The recent work of video artist Kurt D’Haeseleer examines the impact of public space on our everyday reality. In a strategy of ’hidden complexity’, his images reveal his concern with social and architectural themes. Kurt D’Haeseleer studied modern history in Leuven and Vienna, and cinema, video and television in Brussels. Via his work - a cluster of different techniques, with video constituting the lion’s share - D’Haeseleer reveals great interest in how human systems structure and organize themselves in daily practice. In addition to his work as a video artist, he is active as a television director and journalist and collaborates with artists’ initiatives, including the Filmfabriek, a Belgian film foundation with whom he helped produce videos of performances by the contemporary music ensemble, Ictus (Paysage sous surveillance, 2002). D’Haeseleer’s style is seldom explicit and proves a hybrid of genres: characteristic properties of, for example, videoclip, essay, documentary or television spot mingle in an overall output that almost elusively seems to be continually slipping by. In the montage - not infrequently a ’remix’ of original images constructed with digital means - D’Haeseleer switches between abstraction and figuration, creating an often blurred tableau that is continuously mutating.

D’Haeseleer moreover appeals to the discontinuous rhythm of zap culture.

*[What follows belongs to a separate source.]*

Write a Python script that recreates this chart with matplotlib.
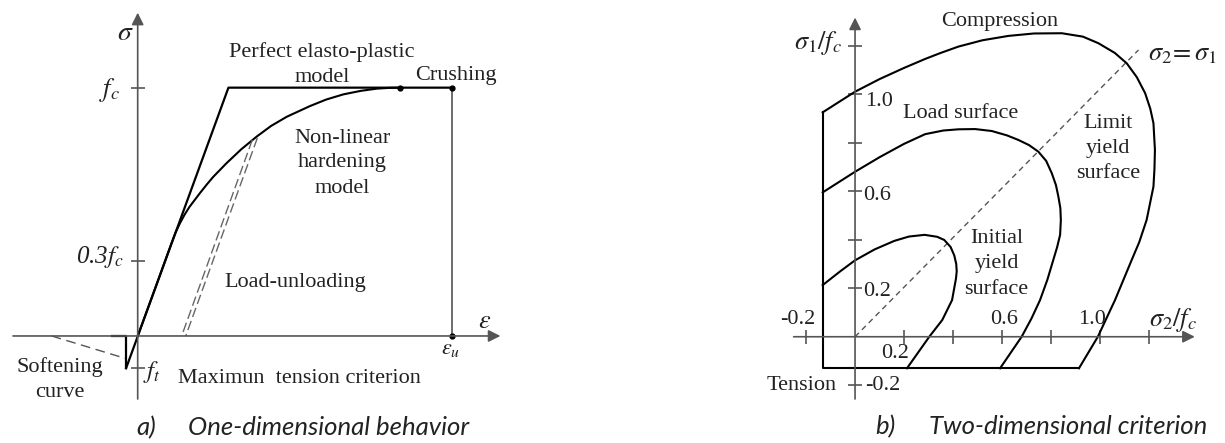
import matplotlib.pyplot as plt

plt.rcParams['mathtext.fontset'] = 'stix'
plt.rcParams['font.family'] = ['Liberation Serif', 'DejaVu Serif']

# ---- a) one-dimensional behaviour (strain / eps_u, stress / fc) ----
eps_hard = [0, 0.055, 0.108, 0.12, 0.135, 0.15, 0.165, 0.18, 0.198, 0.22, 0.24, 0.283,
            0.33, 0.379, 0.425, 0.475, 0.549, 0.6, 0.655, 0.71, 0.761, 0.8, 0.835]
sig_hard = [0, 0.19, 0.375, 0.415, 0.455, 0.49, 0.52, 0.545, 0.575, 0.61, 0.64, 0.696,
            0.752, 0.803, 0.846, 0.883, 0.926, 0.952, 0.973, 0.987, 0.996, 0.999, 1.0]
eps_plastic = [-0.037, 0.289, 1.0]
sig_plastic = [-0.13, 1.0, 1.0]
eps_unload1 = [0.365, 0.14]
sig_unload1 = [0.79, 0.0]
eps_unload2 = [0.381, 0.153]
sig_unload2 = [0.797, 0.0]
eps_soft = [-0.274, -0.04]
sig_soft = [0.0, -0.09]
eps_cut = [-0.083, -0.037, -0.037]
sig_cut = [0.0, 0.0, -0.13]
eps_u = 1.0
f_t = -0.13
sig_ticks = [1.0, 0.3, f_t]
dots_eps = [0.835, 1.0, 1.0]
dots_sig = [1.0, 1.0, 0.0]

# ---- b) two-dimensional criterion (sigma2/fc, sigma1/fc) ----
limit_x = [-0.132, 0, 0.1, 0.2, 0.286, 0.35, 0.422, 0.52, 0.626, 0.73, 0.844, 0.93, 0.993,
           1.06, 1.109, 1.15, 1.184, 1.205, 1.218, 1.224, 1.222, 1.218, 1.19, 1.16, 1.129,
           1.061, 0.991, 0.914]
limit_y = [0.925, 1.01, 1.062, 1.108, 1.145, 1.17, 1.196, 1.222, 1.24, 1.25, 1.251, 1.237, 1.21,
           1.17, 1.127, 1.07, 1.004, 0.94, 0.88, 0.77, 0.69, 0.619, 0.481, 0.39, 0.316,
           0.151, 0.0, -0.13]
load_x = [-0.132, 0, 0.1, 0.2, 0.286, 0.36, 0.422, 0.49, 0.558, 0.62, 0.667, 0.71, 0.748, 0.78,
          0.803, 0.82, 0.83, 0.838, 0.84, 0.837, 0.825, 0.809, 0.785, 0.755, 0.72, 0.68, 0.592]
load_y = [0.595, 0.68, 0.74, 0.795, 0.835, 0.85, 0.855, 0.856, 0.848, 0.83, 0.811, 0.79, 0.763,
          0.725, 0.674, 0.625, 0.577, 0.53, 0.481, 0.42, 0.37, 0.316, 0.235, 0.151, 0.075, 0.0, -0.13]
init_x = [-0.132, -0.06, 0, 0.08, 0.16, 0.22, 0.284, 0.335, 0.364, 0.39, 0.405, 0.413, 0.415,
          0.412, 0.396, 0.356, 0.303, 0.212]
init_y = [0.213, 0.27, 0.315, 0.36, 0.395, 0.413, 0.42, 0.412, 0.399, 0.37, 0.335, 0.3, 0.27,
          0.24, 0.151, 0.069, 0.0, -0.13]
box_x = [0.914, -0.132, -0.132]
box_y = [-0.13, -0.13, 0.925]
diag_x = [0, 1.157]
diag_y = [0, 1.182]
ticks_2d = [-0.2, 0.2, 0.4, 0.6, 0.8, 1.0, 1.2]

AX = '#555555'
TXT = '#222222'
CAP_FONT = ['Lato', 'DejaVu Sans']
CAP_SIZE = 18.5

fig = plt.figure(figsize=(12.25, 4.43), dpi=100)

# left panel
ax1 = fig.add_axes([0, 0, 612 / 1225, 1])
ax1.set_xlim(-0.4385, 1.5105)
ax1.set_ylim(-0.431, 1.353)
ax1.axis('off')

ax1.annotate('', xy=(1.164, 0), xytext=(-0.406, 0),
             arrowprops=dict(arrowstyle='-|>', color=AX, lw=1.2, mutation_scale=18))
ax1.annotate('', xy=(0, 1.313), xytext=(0, -0.265),
             arrowprops=dict(arrowstyle='-|>', color=AX, lw=1.2, mutation_scale=18))
ax1.plot([0] * len(sig_ticks), sig_ticks, ls='none', marker='_', ms=10, mew=1.2, color=AX)
ax1.plot([eps_u, eps_u], [0, 1], color=AX, lw=1.2)

ax1.plot(eps_plastic, sig_plastic, color='black', lw=1.6)
ax1.plot(eps_hard, sig_hard, color='black', lw=1.5)
ax1.plot(eps_unload1, sig_unload1, color='#666666', lw=1, ls=(0, (7, 3)))
ax1.plot(eps_unload2, sig_unload2, color='#666666', lw=1, ls=(0, (7, 3)))
ax1.plot(eps_soft, sig_soft, color='#555555', lw=1, ls=(0, (7, 4)))
ax1.plot(eps_cut, sig_cut, color='black', lw=1.6)
ax1.plot(dots_eps, dots_sig, ls='none', marker='o', ms=3.5, color='black')

ax1.text(-0.04, 1.22, r'$\sigma$', fontsize=20, color=TXT, ha='center', va='center')
ax1.text(-0.056, 0.99, r'$f_c$', fontsize=19, color=TXT, ha='right', va='center')
ax1.text(-0.046, 0.317, '0.3' + r'$f_c$', fontsize=18, style='italic', color=TXT,
         ha='right', va='center')
ax1.text(0.017, -0.144, r'$f_t$', fontsize=18, color=TXT, ha='left', va='center')
ax1.text(1.106, 0.058, r'$\varepsilon$', fontsize=19, color=TXT, ha='center', va='center')
ax1.text(0.997, -0.054, r'$\varepsilon_u$', fontsize=16, color=TXT, ha='center', va='center')

def label(ax, x, y, s, size=16, ha='center', va='baseline'):
    ax.text(x, y, s, fontsize=size, color=TXT, ha=ha, va=va)

label(ax1, 0.587, 1.125, 'Perfect elasto-plastic')
label(ax1, 0.587, 1.024, 'model')
label(ax1, 1.014, 1.031, 'Crushing')
label(ax1, 0.652, 0.778, 'Non-linear')
label(ax1, 0.652, 0.682, 'hardening')
label(ax1, 0.652, 0.575, 'model')
label(ax1, 0.503, 0.199, 'Load-unloading')
label(ax1, 0.514, -0.19, 'Maximun  tension criterion')
label(ax1, -0.247, -0.144, 'Softening')
label(ax1, -0.247, -0.244, 'curve')
ax1.text(-0.003, -0.37, 'a)', fontsize=CAP_SIZE, style='italic', family=CAP_FONT,
         color=TXT, ha='left', va='center')
ax1.text(0.161, -0.37, 'One-dimensional behavior', fontsize=CAP_SIZE, style='italic',
         family=CAP_FONT, color=TXT, ha='left', va='center')

# right panel
ax2 = fig.add_axes([612 / 1225, 0, 613 / 1225, 1])
ax2.set_xlim(-0.992, 1.510)
ax2.set_ylim(-0.438, 1.388)
ax2.axis('off')

ax2.annotate('', xy=(1.398, 0), xytext=(-0.262, 0),
             arrowprops=dict(arrowstyle='-|>', color=AX, lw=1.2, mutation_scale=18))
ax2.annotate('', xy=(0, 1.327), xytext=(0, -0.268),
             arrowprops=dict(arrowstyle='-|>', color=AX, lw=1.2, mutation_scale=18))
ax2.plot([0] * len(ticks_2d), ticks_2d, ls='none', marker='_', ms=10, mew=1.2, color=AX)
ax2.plot(ticks_2d, [0] * len(ticks_2d), ls='none', marker='|', ms=10, mew=1.2, color=AX)

ax2.plot(diag_x, diag_y, color='#555555', lw=1, ls=(0, (4, 3)))
ax2.plot(box_x, box_y, color='black', lw=1.5)
ax2.plot(limit_x, limit_y, color='black', lw=1.5)
ax2.plot(load_x, load_y, color='black', lw=1.5)
ax2.plot(init_x, init_y, color='black', lw=1.5)

ax2.text(-0.053, 1.21, r'$\sigma_1/f_c$', fontsize=19, color=TXT, ha='right', va='center')
ax2.text(1.296, 0.069, r'$\sigma_2/f_c$', fontsize=19, color=TXT, ha='center', va='center')
ax2.text(1.195, 1.162, r'$\sigma_2\!=\sigma_1$', fontsize=19, color=TXT, ha='left', va='center')
for xv, yv, s in [(0.041, 0.969, '1.0'), (0.034, 0.584, '0.6'),
                  (0.034, 0.186, '0.2'), (0.041, -0.199, '-0.2')]:
    ax2.text(xv, yv, s, fontsize=16, color=TXT, ha='left', va='center')
for xv, yv, s in [(-0.233, 0.069, '-0.2'), (0.163, -0.068, '0.2'),
                  (0.61, 0.069, '0.6'), (0.967, 0.069, '1.0')]:
    ax2.text(xv, yv, s, fontsize=16, color=TXT, ha='center', va='center')

ax2.text(-0.218, -0.199, 'Tension', fontsize=16, color=TXT, ha='center', va='center')
ax2.text(0.592, 1.299, 'Compression', fontsize=16, color=TXT, ha='center', va='center')
ax2.text(0.432, 0.921, 'Load surface', fontsize=16, color=TXT, ha='center', va='center')
for yv, s in zip([0.88, 0.777, 0.674], ['Limit', 'yield', 'surface']):
    ax2.text(1.034, yv, s, fontsize=16, color=TXT, ha='center', va='center')
for yv, s in zip([0.406, 0.303, 0.195], ['Initial', 'yield', 'surface']):
    ax2.text(0.578, yv, s, fontsize=16, color=TXT, ha='center', va='center')
ax2.text(0.082, -0.371, 'b)', fontsize=CAP_SIZE, style='italic', family=CAP_FONT,
         color=TXT, ha='left', va='center')
ax2.text(0.3, -0.371, 'Two-dimensional criterion', fontsize=CAP_SIZE, style='italic',
         family=CAP_FONT, color=TXT, ha='left', va='center')

fig.savefig('out.png', dpi=100)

Sometimes he freezes images, then abruptly fires them off, one after the other. Shots sometimes intersect and overlap each other and he makes frequent use of images within images. But D’Haeseleer’s work aims further than the formal, the stylistic or formal variable. It camouflages highly complex content within a rather smooth form. D’Haeseleer records public space in an apparently detached way, like in File (2000). Views of rural property divides, industrial estates, city squares or furniture showrooms are shot from a ’safe’ distance, in panoramic shots or greatly zoomed in images, evoking a certain alienation. This unreality is accentuated by the role of man, by D’Haeseleer’s play with presence and absence. Although he is dealing with the influence of the environment on man, his images seldom focus on people. The individual plays virtually no role in his videos; absorbed into the grey mass, the individual constitutes a logical and essential, but otherwise insignificant cog. Human agitating is usually post factum: in D’Haeseleer’s world, human presence seems to be an echo of an elusive past. Soundtracks underline the way an individual is turned in upon himself within this ’dehumanized’ urban context. Sounds like a nervously ringing telephone that remains unanswered, or footsteps on a gravel path, suggest human activity that remains concealed from the viewer. D’Haeseleer is moreover fond of juggling with the soundtrack. While images may look objective or documentary, the soundtrack lends the subject being filmed a direction that toys with threat, suspense or reassurance. Via the soundtrack - sometimes with inserts of voice-over commentary - D’Haeseleer also seizes the opportunity to dissect his subject, often without irony. D’Haeseleer’s work presents a treacherous simplicity, an apparent objectivity that analyses, subtly comments on and exaggerates human relations.